I am using the Haversine formula to calculate a distance in miles between two (lat, lng) coordinate pairs. (Note: I am aware and okay with limitations in the formula related to the non-spheroidal (ellipsoidal) shape of the Earth.)
I would like to use this formula to solve for either a single latitude or single longitude that is due north, east, west, or south of a given coordinate. This is maybe best illustrated through a diagram; I have the central red point as given and am trying to solve for the 4 outer red points below:
From the central coordinate of (38.0, -77.0), I want to solve (individually) for the 4 missing points at each side of the circle pictured, assuming a distance of 5 miles. So in each equation, I am given a distance and 3 coordinates, and want to solve for the 4th coordinate.

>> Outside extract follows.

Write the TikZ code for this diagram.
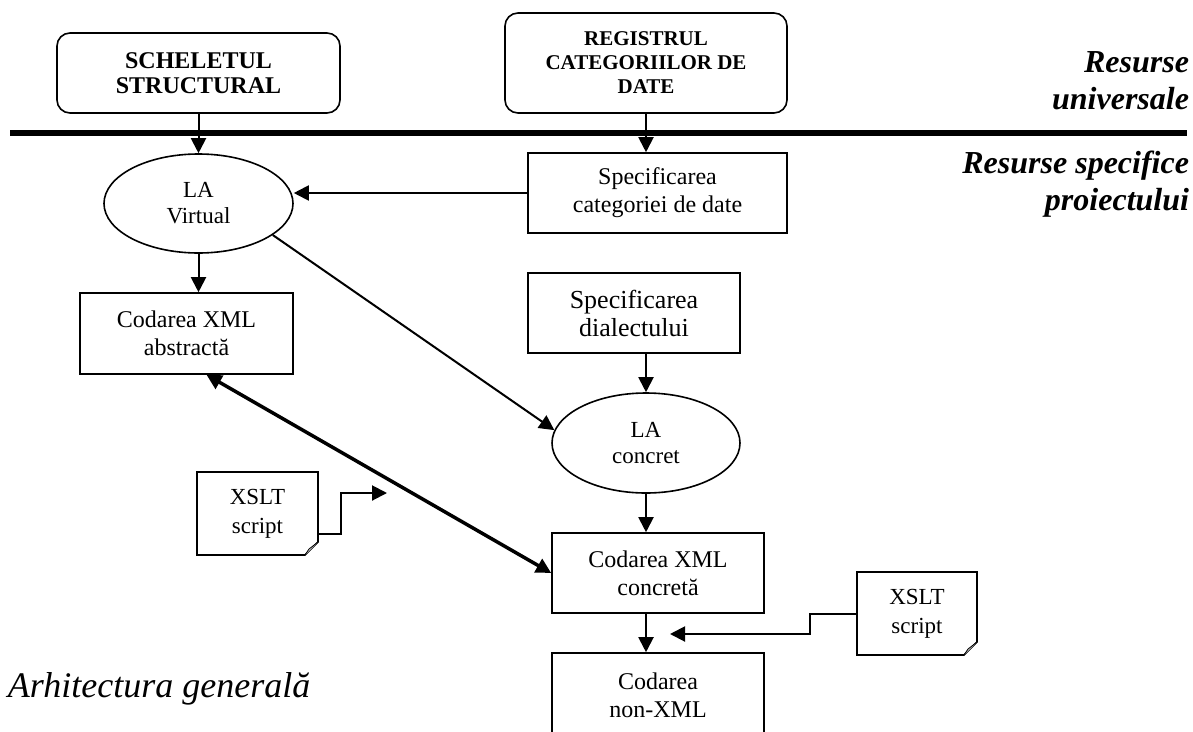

What I have tried is to use sympy, but the calculation seems to time out, unless I have a symbol wrong somewhere. To use the top point (lat2, -77.0) as an example:
import sympy as s
lat1 = s.rad(38.0)
lat2 = s.Symbol('lat2')
lon1 = s.rad(-77.0)
lon2 = s.rad(-77.0)
d = 5.0 # Given distance
R = 3950. # Radius of earth in miles
dlon = lon2 - lon1
dlat = lat2 - lat1
a = (s.sin(dlat/2))**2 + s.cos(lat1) * s.cos(lat2) * (s.sin(dlon/2))**2
c = 2 * s.atan2( s.sqrt(a), s.sqrt(1-a) )
s.solve(3950 * c - d, lat2) # HANGS
Here I'm trying to solve for lat2, but the .solve() call hangs up indefinitely.